====== DATASET EXTRACT
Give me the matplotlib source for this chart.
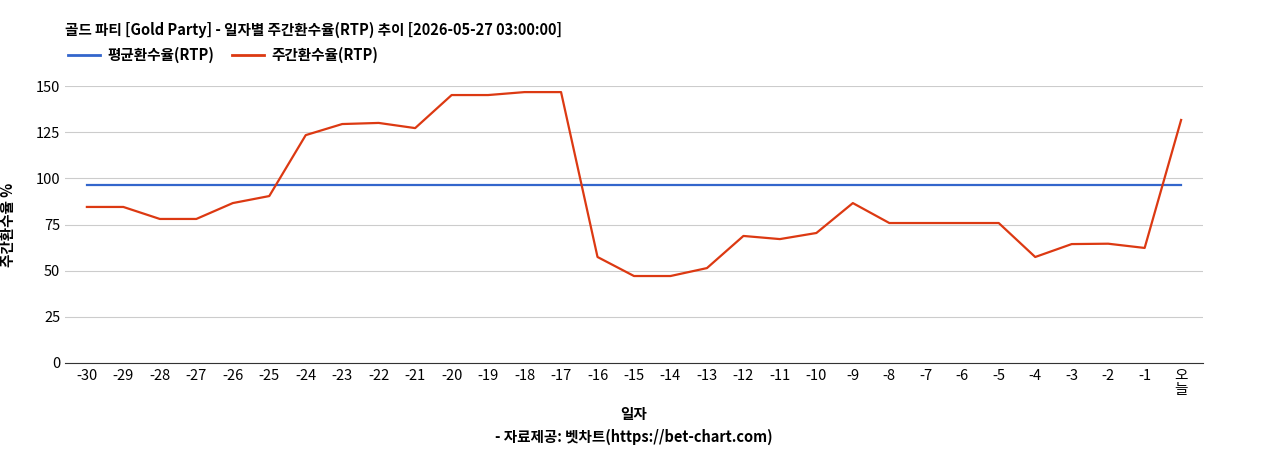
import matplotlib
matplotlib.use("Agg")
import matplotlib.pyplot as plt
from matplotlib.lines import Line2D

plt.rcParams['font.family'] = ['Noto Sans CJK KR', 'DejaVu Sans']

labels = [str(i) for i in range(-30, 0)] + ["오\n늘"]
rtp = [84.5, 84.5, 78, 78, 86.6, 90.4, 123.4, 129.4, 130, 127.2, 145.1, 145.1, 146.7, 146.7,
       57.4, 47.1, 47.1, 51.4, 68.8, 67.1, 70.4, 86.6, 75.8, 75.8, 75.8, 75.8, 57.4, 64.4, 64.6,
       62.3, 131.6]
avg = [96.4] * len(labels)

fig = plt.figure(figsize=(12.68, 4.5), dpi=100)
ax = fig.add_axes([65/1268, 1-363/450, (1203-65)/1268, (363-86)/450])
x = list(range(len(labels)))
ax.plot(x, avg, color='#3366cc', lw=1.6)
ax.plot(x, rtp, color='#dc3912', lw=1.6)
ax.set_xlim(-0.6, len(labels)-0.4)
ax.set_ylim(0, 150)
ax.set_yticks([0, 25, 50, 75, 100, 125, 150])
ax.set_xticks(x)
ax.set_xticklabels(labels, fontsize=10.5, linespacing=1.0)
ax.tick_params(axis='y', labelsize=10.5, length=0)
ax.tick_params(axis='x', length=0, pad=4)
ax.grid(axis='y', color='#cccccc', lw=0.8)
for s in ['top', 'right', 'left']:
    ax.spines[s].set_visible(False)
ax.spines['bottom'].set_color('#333333')
ax.set_axisbelow(True)
ax.set_ylabel('주간환수율 %', fontsize=10.5, fontweight='bold', labelpad=14)

fig.text(65/1268, 1-30/450, '골드 파티 [Gold Party] - 일자별 주간환수율(RTP) 추이 [2026-05-27 03:00:00]',
         fontsize=10.5, fontweight='bold', va='center')
handles = [Line2D([], [], color='#3366cc', lw=2), Line2D([], [], color='#dc3912', lw=2)]
fig.legend(handles, ['평균환수율(RTP)', '주간환수율(RTP)'], loc='center left',
           bbox_to_anchor=(55/1268, 1-55/450), ncol=2, frameon=False, fontsize=10.5,
           handlelength=2.2, columnspacing=1.2, handletextpad=0.5, prop={'weight': 'bold', 'size': 10.5})
fig.text((65+1203)/2/1268, 1-414/450, '일자', ha='center', va='center', fontsize=10.5, fontweight='bold')
fig.text((65+1203)/2/1268, 1-437/450, '- 자료제공: 벳차트(https://bet-chart.com)', ha='center', va='center',
         fontsize=10.5, fontweight='bold')
fig.savefig('out.png', dpi=100)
============
## SHORT EXERCISE
Reproduce the material in full, word for word, and omit the pictures.

## TASK RESULT
Give me the matplotlib source for this chart.
import matplotlib
matplotlib.use("Agg")
import matplotlib.pyplot as plt
from matplotlib.lines import Line2D

plt.rcParams['font.family'] = ['Noto Sans CJK KR', 'DejaVu Sans']

labels = [str(i) for i in range(-30, 0)] + ["오\n늘"]
rtp = [84.5, 84.5, 78, 78, 86.6, 90.4, 123.4, 129.4, 130, 127.2, 145.1, 145.1, 146.7, 146.7,
       57.4, 47.1, 47.1, 51.4, 68.8, 67.1, 70.4, 86.6, 75.8, 75.8, 75.8, 75.8, 57.4, 64.4, 64.6,
       62.3, 131.6]
avg = [96.4] * len(labels)

fig = plt.figure(figsize=(12.68, 4.5), dpi=100)
ax = fig.add_axes([65/1268, 1-363/450, (1203-65)/1268, (363-86)/450])
x = list(range(len(labels)))
ax.plot(x, avg, color='#3366cc', lw=1.6)
ax.plot(x, rtp, color='#dc3912', lw=1.6)
ax.set_xlim(-0.6, len(labels)-0.4)
ax.set_ylim(0, 150)
ax.set_yticks([0, 25, 50, 75, 100, 125, 150])
ax.set_xticks(x)
ax.set_xticklabels(labels, fontsize=10.5, linespacing=1.0)
ax.tick_params(axis='y', labelsize=10.5, length=0)
ax.tick_params(axis='x', length=0, pad=4)
ax.grid(axis='y', color='#cccccc', lw=0.8)
for s in ['top', 'right', 'left']:
    ax.spines[s].set_visible(False)
ax.spines['bottom'].set_color('#333333')
ax.set_axisbelow(True)
ax.set_ylabel('주간환수율 %', fontsize=10.5, fontweight='bold', labelpad=14)

fig.text(65/1268, 1-30/450, '골드 파티 [Gold Party] - 일자별 주간환수율(RTP) 추이 [2026-05-27 03:00:00]',
         fontsize=10.5, fontweight='bold', va='center')
handles = [Line2D([], [], color='#3366cc', lw=2), Line2D([], [], color='#dc3912', lw=2)]
fig.legend(handles, ['평균환수율(RTP)', '주간환수율(RTP)'], loc='center left',
           bbox_to_anchor=(55/1268, 1-55/450), ncol=2, frameon=False, fontsize=10.5,
           handlelength=2.2, columnspacing=1.2, handletextpad=0.5, prop={'weight': 'bold', 'size': 10.5})
fig.text((65+1203)/2/1268, 1-414/450, '일자', ha='center', va='center', fontsize=10.5, fontweight='bold')
fig.text((65+1203)/2/1268, 1-437/450, '- 자료제공: 벳차트(https://bet-chart.com)', ha='center', va='center',
         fontsize=10.5, fontweight='bold')
fig.savefig('out.png', dpi=100)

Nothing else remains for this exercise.